The amount that law firms charge per deal might go down, but the profitability per deal goes up.

The industry as a whole and M&A, I believe that the big serial buyers and the big financial buyers are going to have tools available to them over the next decade that will help them become much better at their internal project management and to be able to know what is going on with all their historic deals.

In our business specifically, we want to change the conversation from how do we make your deal better to how do we make your business better.

SRS Acquiom has five editions of a publication, Tales from the M&A Trenches, comprised of industry lessons learned and experiences gained. Is there one topic from these five editions that stands out most to you?

One of the topics that is getting a lot of airtime right now that I think is complicated is what happens to the privilege, the target companies attorney-client privilege following the closing of the deal. Most people think if they talk to their attorney that that is privileged and no one else is going to have access to those communications.

However, mergers are unique because in a merger you have adverse parties prior to closing, the buyer and the seller and at the closing, they become the same. I just can’t think of any context in which that model exists, except for a merger.
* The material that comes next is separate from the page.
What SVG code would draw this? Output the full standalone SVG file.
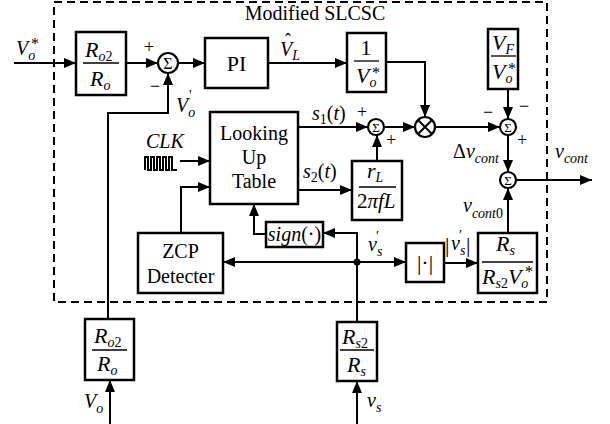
<svg xmlns="http://www.w3.org/2000/svg" width="610" height="424" viewBox="0 0 610 424">
<defs>
<marker id="ah" viewBox="0 0 12 10" refX="12" refY="5" markerWidth="12" markerHeight="10" markerUnits="userSpaceOnUse" orient="auto"><path d="M0,0 L12,5 L0,10 z" fill="#000"/></marker>
<style>
text{font-family:"Liberation Serif",Tinos,"Times New Roman","Nimbus Roman","FreeSerif","Noto Serif","DejaVu Serif",serif;font-size:20px;fill:#000}
.i{font-style:italic}
.n{font-style:normal}
.s{font-size:14px}
.f13{font-size:13px}
.f14{font-size:14px}
.f16{font-size:16px}
.f18{font-size:18px}
.f21{font-size:21px}
.f22{font-size:22px}
.box{fill:#fff;stroke:#000;stroke-width:2.5}
.ln{fill:none;stroke:#000;stroke-width:2}
.bar{stroke:#000;stroke-width:1.3}
.sum{fill:#fff;stroke:#000;stroke-width:2.2}
.dash{fill:none;stroke:#000;stroke-width:2;stroke-dasharray:8,5}
</style>
</defs>
<rect width="610" height="424" fill="#fff"/>

<g id="frame">
<rect class="dash" x="54" y="2" width="493" height="300"/>
<text x="315" y="20" text-anchor="middle">Modified SLCSC</text>
</g>

<g id="connectors">
<path class="ln" d="M14,63 H76" marker-end="url(#ah)"/>
<path class="ln" d="M126,63 H158" marker-end="url(#ah)"/>
<path class="ln" d="M178,63 H205" marker-end="url(#ah)"/>
<path class="ln" d="M268,63 H347" marker-end="url(#ah)"/>
<path class="ln" d="M386,62 H425 V117" marker-end="url(#ah)"/>
<path class="ln" d="M298,127 H368" marker-end="url(#ah)"/>
<path class="ln" d="M384,127 H415" marker-end="url(#ah)"/>
<path class="ln" d="M435,127 H500" marker-end="url(#ah)"/>
<path class="ln" d="M508,89 V119" marker-end="url(#ah)"/>
<path class="ln" d="M508,135 V172" marker-end="url(#ah)"/>
<path class="ln" d="M516,180 H592" marker-end="url(#ah)"/>
<path class="ln" d="M298,190 H352" marker-end="url(#ah)"/>
<path class="ln" d="M377,161 V135" marker-end="url(#ah)"/>
<path class="ln" d="M508,233 V188" marker-end="url(#ah)"/>
<path class="ln" d="M444,263 H478" marker-end="url(#ah)"/>
<path class="ln" d="M357,262 H406" marker-end="url(#ah)"/>
<path class="ln" d="M357,262 H223" marker-end="url(#ah)"/>
<path class="ln" d="M357,322 V233 H323" marker-end="url(#ah)"/>
<path class="ln" d="M266,234 H254 V204" marker-end="url(#ah)"/>
<path class="ln" d="M181,233 V187 H210" marker-end="url(#ah)"/>
<path class="ln" d="M180,161 H210" marker-end="url(#ah)"/>
<path class="ln" d="M108,319 V113 H168 V73" marker-end="url(#ah)"/>
<path class="ln" d="M110,424 V380" marker-end="url(#ah)"/>
<path class="ln" d="M357,424 V381" marker-end="url(#ah)"/>
<circle cx="357" cy="262" r="3.5" fill="#000"/>
</g>

<g id="labels">
<text class="i" x="16" y="55">V<tspan class="s" dy="5">o</tspan></text>
<text class="f16" x="31" y="49">*</text>
<text class="f18" x="149" y="53" text-anchor="middle">+</text>
<text class="f18" x="155" y="92" text-anchor="middle">−</text>
<text class="i" x="176" y="112">V<tspan class="s" dy="5">o</tspan></text>
<text class="f14" x="189" y="100">'</text>
<text class="i" x="280" y="56">V<tspan class="s" dy="4">L</tspan></text>
<text class="f18" x="285" y="46">ˆ</text>
<text class="i" x="312" y="120">s<tspan class="s n" dy="4">1</tspan><tspan class="n" dy="-4">(</tspan>t<tspan class="n">)</tspan></text>
<text class="f18" x="362" y="118" text-anchor="middle">+</text>
<text class="f18" x="391" y="146" text-anchor="middle">+</text>
<text class="i" x="303" y="178">s<tspan class="s n" dy="4">2</tspan><tspan class="n" dy="-4">(</tspan>t<tspan class="n">)</tspan></text>
<text class="f18" x="488" y="118" text-anchor="middle">−</text>
<text class="f18" x="524" y="112" text-anchor="middle">−</text>
<text class="f18" x="522" y="146" text-anchor="middle">+</text>
<text x="453" y="158">Δ<tspan class="i">v</tspan><tspan class="s i" dy="5">cont</tspan></text>
<text class="i" x="555" y="158">v<tspan class="s" dy="5">cont</tspan></text>
<text class="i" x="463" y="212">v<tspan class="s" dy="6">cont</tspan><tspan class="s n">0</tspan></text>
<text class="f22" x="445" y="252">|</text>
<text class="i" x="451" y="250">v<tspan class="s" dy="5">s</tspan></text>
<text class="f14" x="459" y="240">′</text>
<text class="f22" x="466" y="252">|</text>
<text class="i" x="368" y="251">v<tspan class="s" dy="5">s</tspan></text>
<text class="f14" x="376" y="241">′</text>
<text class="i" x="146" y="148">CLK</text>
<path class="ln" stroke-width="1.3" d="M145,170 V157 H148 V170 H151 V157 H154 V170 H157 V157 H160 V170 H163 V157 H166 V170 H169 V157 H172 V170 H177"/>
<text class="i" x="84" y="408">V<tspan class="s" dy="5">o</tspan></text>
<text class="i" x="367" y="407">v<tspan class="s" dy="5">s</tspan></text>
</g>

<g id="ro2ro_top">
<rect class="box" x="76" y="32" width="50" height="63"/>
<text class="i f22" x="85" y="57">R<tspan class="s" dy="4">o</tspan><tspan class="s n">2</tspan></text>
<line class="bar" x1="83" y1="63" x2="119" y2="63"/>
<text class="i f22" x="90" y="86">R<tspan class="s" dy="4">o</tspan></text>
</g>

<g id="sum1">
<circle class="sum" cx="168" cy="63" r="10"/>
<text class="f16" x="168" y="69" text-anchor="middle">Σ</text>
</g>

<g id="pi">
<rect class="box" x="205" y="38" width="63" height="50"/>
<text class="f22" x="236.5" y="71" text-anchor="middle">PI</text>
</g>

<g id="inv_vo">
<rect class="box" x="347" y="33" width="39" height="59"/>
<text class="f22" x="366" y="55" text-anchor="middle">1</text>
<line class="bar" x1="354" y1="61" x2="379" y2="61"/>
<text class="i f22" x="356" y="83">V<tspan class="s" dy="4">o</tspan></text>
<text class="f16" x="372" y="78">*</text>
</g>

<g id="vf_vo">
<rect class="box" x="488" y="29" width="30" height="60"/>
<text class="i f22" x="492" y="50">V<tspan class="s" dy="4">F</tspan></text>
<line class="bar" x1="491" y1="56" x2="516" y2="56"/>
<text class="i f22" x="492" y="79">V<tspan class="s" dy="4">o</tspan></text>
<text class="f16" x="508" y="74">*</text>
</g>

<g id="lut">
<rect class="box" x="210" y="112" width="88" height="92"/>
<text x="254" y="140" text-anchor="middle">Looking</text>
<text x="254" y="164" text-anchor="middle">Up</text>
<text x="254" y="188" text-anchor="middle">Table</text>
</g>

<g id="sum2">
<circle class="sum" cx="376" cy="127" r="8"/>
<text class="f13" x="376" y="132" text-anchor="middle">Σ</text>
</g>

<g id="mult">
<circle class="sum" cx="425" cy="127" r="10"/>
<path class="ln" d="M418,120 L432,134 M432,120 L418,134"/>
</g>

<g id="sum3">
<circle class="sum" cx="508" cy="127" r="8"/>
<text class="f13" x="508" y="132" text-anchor="middle">Σ</text>
</g>

<g id="sum4">
<circle class="sum" cx="508" cy="180" r="8"/>
<text class="f13" x="508" y="185" text-anchor="middle">Σ</text>
</g>

<g id="rl_box">
<rect class="box" x="352" y="161" width="50" height="59"/>
<text class="i f22" x="367" y="178">r<tspan class="s" dy="4">L</tspan></text>
<line class="bar" x1="359" y1="187" x2="396" y2="187"/>
<text class="f21" x="357" y="208">2<tspan class="i">πfL</tspan></text>
</g>

<g id="sign_box">
<rect class="box" x="266" y="222" width="57" height="25"/>
<text x="294.5" y="241" text-anchor="middle"><tspan class="i">sign</tspan>(·)</text>
</g>

<g id="zcp">
<rect class="box" x="138" y="233" width="85" height="60"/>
<text x="180.5" y="258" text-anchor="middle">ZCP</text>
<text x="180.5" y="283" text-anchor="middle">Detecter</text>
</g>

<g id="abs_box">
<rect class="box" x="406" y="243" width="38" height="39"/>
<text class="f22" x="425" y="270" text-anchor="middle">|·|</text>
</g>

<g id="rs_box">
<rect class="box" x="478" y="233" width="59" height="60"/>
<text class="i f22" x="496" y="251">R<tspan class="s" dy="4">s</tspan></text>
<line class="bar" x1="482" y1="262" x2="533" y2="262"/>
<text class="i f22" x="482" y="284">R<tspan class="s" dy="4">s</tspan><tspan class="s n">2</tspan><tspan dy="-4">V</tspan><tspan class="s" dy="4">o</tspan></text>
<text class="f16" x="525" y="277">*</text>
</g>

<g id="ro2ro_bottom">
<rect class="box" x="85" y="319" width="49" height="61"/>
<text class="i f22" x="94" y="343">R<tspan class="s" dy="4">o</tspan><tspan class="s n">2</tspan></text>
<line class="bar" x1="92" y1="350" x2="127" y2="350"/>
<text class="i f22" x="97" y="371">R<tspan class="s" dy="4">o</tspan></text>
</g>

<g id="rs2rs">
<rect class="box" x="337" y="322" width="40" height="59"/>
<text class="i f22" x="342" y="344">R<tspan class="s" dy="4">s</tspan><tspan class="s n">2</tspan></text>
<line class="bar" x1="340" y1="350" x2="374" y2="350"/>
<text class="i f22" x="347" y="372">R<tspan class="s" dy="4">s</tspan></text>
</g>
</svg>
We address this in a book asking questions such as what is the legal community doing about this and how are they addressing it. It is still a complicated issue without a consensus on what’s the best practice.

What’s the craziest thing you’ve seen in M&A?

I think there are very interesting patterns we see around claims. One of the bigger issues that we get is that a buyer will say that they believe there has been a breach of representation and they believe that damages related to that breach have negatively impacted the revenue by, say, million dollars.

In the deal, we paid 10 times revenue, so our claim is not for the million-dollar misrepresentation, it’s for 10 million dollars because that’s how much we think we overpaid for the business and that becomes a challenging issue because the bid and ask are so far apart.